CFD erosion modeling

The majority of the test facility’s project work is from equipment manufacturers who utilize the company’s expertise in CFD erosion modeling at the design stage to predict potential areas of erosion prior to production. The prototype is then field-tested in the erosion facility to mimic operating conditions and validate the CFD model.

A CFD model showing predicted erosion hot spots compared to an actual choke valve after accelerated erosion within the NEL Abrasive Flow facility.
Click here to enlarge image

The test facility injects controlled amounts of sand particles into fluid flows, which then pass through the test loop components, allowing the engineers to accelerate the effects and document the results of erosion over time in the most realistic flow conditions.

By being able to precisely control the flow rates, pressure, and sand content of the fluid, virtually any condition can be simulated and predictions produced based on this data.

NEL has been involved in developing fit-for-purpose equipment and components for operation in erosive flow conditions for many years. Even with continuing development of specialist materials, such as tungsten carbides, coatings, and ceramics, all of which have a superior erosion resistance when compared with steel, the system remains only as strong as its weakest part. For example, once a coating or its substrate fails, the resistance rapidly decreases, so it is vital to be aware of a component’s operating life under different conditions.

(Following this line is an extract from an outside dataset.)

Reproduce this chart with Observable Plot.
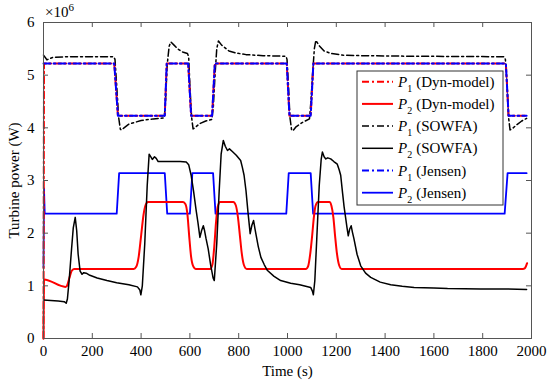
<!DOCTYPE html>
<html><head><meta charset="utf-8">
<script src="https://cdn.jsdelivr.net/npm/d3@7"></script>
<script src="https://cdn.jsdelivr.net/npm/@observablehq/plot@0.6"></script>
<style>body{margin:0;background:#fff;}</style>
</head><body><div id="chart"></div>
<script>
const xTicks = [0,200,400,600,800,1000,1200,1400,1600,1800,2000];
const yTicks = [0,1,2,3,4,5,6];
const xLabel = "Time (s)";
const yLabel = "Turbine power (W)";

// values in units of 1e6 W, [time s, power]
const p1Jensen = [[0,5.22],[290,5.22],[305,4.23],[497,4.23],[505,5.22],[593,5.22],[605,4.23],[691,4.23],[702,5.22],[997,5.22],[1008,4.23],[1095,4.23],[1106,5.22],[1895,5.22],[1906,4.23],[1980,4.23]];
const p1Dyn = [[0,0],[2,5.22],[290,5.22],[305,4.23],[497,4.23],[505,5.22],[593,5.22],[605,4.23],[691,4.23],[702,5.22],[997,5.22],[1008,4.23],[1095,4.23],[1106,5.22],[1895,5.22],[1906,4.23],[1980,4.23]];
const p2Jensen = [[0,1.35],[2,2.85],[5,2.37],[300,2.37],[310,3.14],[497,3.14],[507,2.37],[600,2.37],[610,3.14],[695,3.14],[705,2.37],[995,2.37],[1005,3.14],[1095,3.14],[1105,2.37],[1890,2.37],[1902,3.14],[1980,3.14]];
const p2Dyn = [[0,0],[2,1.12],[90,0.98],[95,0.99],[100,1.05],[108,1.18],[115,1.28],[125,1.32],[370,1.32],[380,1.36],[390,1.55],[400,1.95],[410,2.35],[418,2.53],[428,2.59],[572,2.59],[582,2.55],[590,2.35],[597,1.95],[605,1.55],[613,1.38],[625,1.32],[683,1.32],[692,1.4],[700,1.75],[707,2.2],[714,2.5],[724,2.59],[778,2.59],[788,2.53],[797,2.3],[805,1.95],[813,1.6],[821,1.4],[833,1.32],[1075,1.32],[1085,1.38],[1093,1.6],[1101,1.95],[1108,2.3],[1115,2.52],[1125,2.59],[1172,2.59],[1180,2.52],[1188,2.3],[1195,1.95],[1203,1.6],[1211,1.4],[1222,1.32],[1965,1.32],[1972,1.33],[1978,1.38],[1982,1.43]];
const p1Sowfa = [[0,5.38],[8,5.33],[14,5.29],[22,5.31],[40,5.34],[100,5.35],[288,5.35],[293,5.3],[300,4.8],[308,4.2],[315,3.97],[320,3.96],[330,4.0],[350,4.07],[400,4.14],[450,4.17],[495,4.19],[500,4.5],[507,5.2],[515,5.55],[522,5.63],[535,5.57],[550,5.5],[570,5.44],[590,5.41],[595,5.35],[600,4.8],[607,4.2],[613,3.98],[620,4.0],[640,4.08],[665,4.13],[690,4.16],[696,4.4],[703,5.0],[710,5.5],[717,5.65],[730,5.57],[760,5.46],[790,5.42],[830,5.39],[900,5.37],[994,5.36],[998,5.3],[1004,4.8],[1010,4.2],[1017,3.95],[1023,3.95],[1035,4.02],[1060,4.1],[1090,4.17],[1096,4.5],[1104,5.1],[1110,5.5],[1116,5.66],[1130,5.56],[1150,5.46],[1180,5.41],[1230,5.38],[1300,5.37],[1500,5.36],[1888,5.35],[1893,5.3],[1900,4.8],[1906,4.2],[1912,3.96],[1920,3.98],[1940,4.06],[1960,4.13],[1980,4.18]];
const p2Sowfa = [[0,0.73],[30,0.72],[60,0.71],[85,0.70],[93,0.67],[98,0.75],[105,1.1],[115,1.7],[122,2.1],[130,2.3],[136,2.05],[142,1.6],[150,1.28],[158,1.22],[165,1.25],[175,1.24],[190,1.2],[220,1.15],[260,1.1],[300,1.06],[350,1.02],[385,0.98],[395,0.92],[399,0.83],[405,1.0],[415,1.8],[425,2.9],[433,3.5],[440,3.45],[446,3.4],[455,3.45],[462,3.42],[470,3.36],[520,3.36],[560,3.36],[585,3.35],[595,3.3],[605,3.1],[615,2.8],[625,2.45],[633,2.2],[641,1.92],[648,2.05],[655,2.14],[660,2.05],[666,1.9],[675,1.7],[685,1.4],[695,1.15],[700,1.1],[710,1.8],[720,2.8],[728,3.5],[737,3.76],[745,3.65],[754,3.57],[762,3.6],[774,3.55],[790,3.48],[808,3.38],[815,3.25],[822,3.1],[830,2.8],[838,2.4],[847,1.99],[854,2.15],[861,2.24],[866,2.1],[872,1.95],[880,1.75],[891,1.54],[905,1.4],[918,1.29],[945,1.18],[972,1.1],[1013,1.05],[1050,1.02],[1095,0.97],[1102,0.9],[1106,0.83],[1112,1.1],[1120,1.9],[1130,2.9],[1138,3.4],[1143,3.54],[1150,3.45],[1157,3.41],[1165,3.43],[1177,3.41],[1190,3.36],[1204,3.31],[1212,3.2],[1218,3.1],[1226,2.75],[1232,2.5],[1238,2.3],[1244,2.1],[1249,1.95],[1255,2.08],[1261,2.14],[1266,2.02],[1272,1.9],[1285,1.6],[1300,1.38],[1320,1.24],[1341,1.16],[1380,1.07],[1423,1.02],[1470,0.99],[1519,0.97],[1600,0.96],[1656,0.95],[1793,0.94],[1900,0.94],[1980,0.93]];

const seriesNames = ["(Dyn-model)","(Dyn-model)","(SOWFA)","(SOWFA)","(Jensen)","(Jensen)"];
const seriesSubs = ["1","2","1","2","1","2"];

const styles = [
  {data:p1Dyn, stroke:"#ff0000", dash:"7,3,2,3", w:2, curve:"linear"},
  {data:p2Dyn, stroke:"#ff0000", dash:null, w:2, curve:"monotone-x"},
  {data:p1Sowfa, stroke:"#000000", dash:"7,3,2,3", w:1.5, curve:"linear"},
  {data:p2Sowfa, stroke:"#000000", dash:null, w:1.5, curve:"linear"},
  {data:p1Jensen, stroke:"#0000ff", dash:"7,3,2,3", w:2, curve:"linear"},
  {data:p2Jensen, stroke:"#0000ff", dash:null, w:1.8, curve:"linear"}
];
const order = [5,1,3,2,0,4];

const W = 550, H = 385, mL = 43, mR = 19, mT = 22, mB = 47;
const fw = W - mL - mR, fh = H - mT - mB;

const lineMarks = order.map(i => Plot.line(styles[i].data, {
  x: d => d[0], y: d => d[1], stroke: styles[i].stroke, strokeWidth: styles[i].w,
  strokeDasharray: styles[i].dash, curve: styles[i].curve
}));

const fmt = d => String(d);
const chart = Plot.plot({
  width: W, height: H, marginLeft: mL, marginRight: mR, marginTop: mT, marginBottom: mB,
  style: {fontFamily: "'Liberation Serif', 'Times New Roman', serif", fontSize: "15px", background: "#fff", color: "#000"},
  x: {domain: [0, 2000]},
  y: {domain: [0, 6]},
  marks: [
    ...lineMarks,
    Plot.ruleX(xTicks, {x: d => d, insetTop: fh - 5, stroke: "#555"}),
    Plot.ruleX(xTicks, {x: d => d, insetBottom: fh - 5, stroke: "#555"}),
    Plot.ruleY(yTicks, {y: d => d, insetRight: fw - 5, stroke: "#555"}),
    Plot.ruleY(yTicks, {y: d => d, insetLeft: fw - 5, stroke: "#555"}),
    Plot.frame({stroke: "#555", strokeWidth: 1}),
    Plot.axisX(xTicks, {tickSize: 0, tickPadding: 7, tickFormat: fmt, fontSize: 15, label: xLabel, labelAnchor: "center", labelOffset: 37, labelArrow: "none"}),
    Plot.axisY(yTicks, {tickSize: 0, tickPadding: 9, tickFormat: fmt, fontSize: 15, label: yLabel, labelAnchor: "center", labelOffset: 35, labelArrow: "none"})
  ]
});
document.getElementById("chart").appendChild(chart);

const svg = d3.select(chart);
const ff = "'Liberation Serif', 'Times New Roman', serif";
// exponent label
const ex = svg.append("text").attr("x", mL + 2).attr("y", 17).attr("text-anchor", "start").attr("font-family", ff).attr("font-size", 15).attr("fill", "#000");
ex.append("tspan").text("\u00d710");
ex.append("tspan").attr("font-size", 11).attr("dy", -6).text("6");

// legend
const lx = 357, ly = 71, lw = 146, lh = 134, rowH = 22.2, row0 = 81.7;
const lg = svg.append("g");
lg.append("rect").attr("x", lx).attr("y", ly).attr("width", lw).attr("height", lh).attr("fill", "#fff").attr("stroke", "#333").attr("stroke-width", 1);
styles.forEach((s, i) => {
  const y = row0 + i * rowH;
  lg.append("line").attr("x1", 362).attr("x2", 393).attr("y1", y).attr("y2", y)
    .attr("stroke", s.stroke).attr("stroke-width", s.w).attr("stroke-dasharray", s.dash);
  const t = lg.append("text").attr("x", 398).attr("y", y + 5).attr("text-anchor", "start").attr("font-family", ff).attr("font-size", 15).attr("fill", "#000");
  t.append("tspan").attr("font-style", "italic").text("P");
  t.append("tspan").attr("font-size", 10).attr("dy", 5).text(seriesSubs[i]);
  t.append("tspan").attr("dy", -5).attr("dx", 4).text(seriesNames[i]);
});
</script></body></html>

Peters says, “Manufacturers and suppliers are able to validate the performance of their equipment prior to installation by accelerating the ageing process using the erosive flows at the facility, similar to those encountered in service. Those who can prove that their equipment has been independently tested and verified are obviously at a competitive advantage over other manufacturers.”

Improving flare gas measurements

NEL was also recently involved in assessing the implications of gas flowmeter measurement uncertainty for Shell Exploration and Production. Ultrasonic flare-gas meters were being installed on Shell’s Cormorant Alpha and North Cormorant platforms as part of an upgrade. Under normal circumstances, the flowmeter manufacturers recommend that these meters are installed with at least 20 diameters of straight pipe immediately upstream of the meter. However, this was not feasible on the two Cormorant platforms. Shell asked NEL to assess how the performance of the flowmeters would be affected if they were not installed to the manufacturer’s specification.

However, gas flaring in the UK is currently controlled by guidelines set up by the Department of Trade and Industry (DTI). These guidelines state that the oil and gas operator must demonstrate “that they have not exceeded their flare allowance” and that in order to achieve this “some form of flow metering is necessary” in production platforms and refineries. However, when flare gas flowmeters are installed, space and operational constraints often result in meters being installed in less than ideal configurations. This can lead to increased measurement uncertainty.

NEL performed the study, which entailed performing a number of CFD simulations of the flow of gas through each flare system. In the case of the Cormorant Alpha stack, the flow came from two different knock-out drums and the effect of different flow splits was also studied. The CFD simulations were used to predict the degree of swirl and velocity profile distortion at the flowmeter. From this, the response of the flowmeters in each installation was estimated. Based on this information, a correction factor was calculated to reduce any measurement bias; estimates were also made of the uncertainty associated with the uncorrected and corrected measurements. This work allowed Shell to install the two flowmeters in their planned position while increasing their confidence that both meters would meet their uncertainty requirements.

With the EU Emissions Trading Scheme now coming into force, there will be increased pressure on operators to demonstrate that they are measuring their emissions correctly.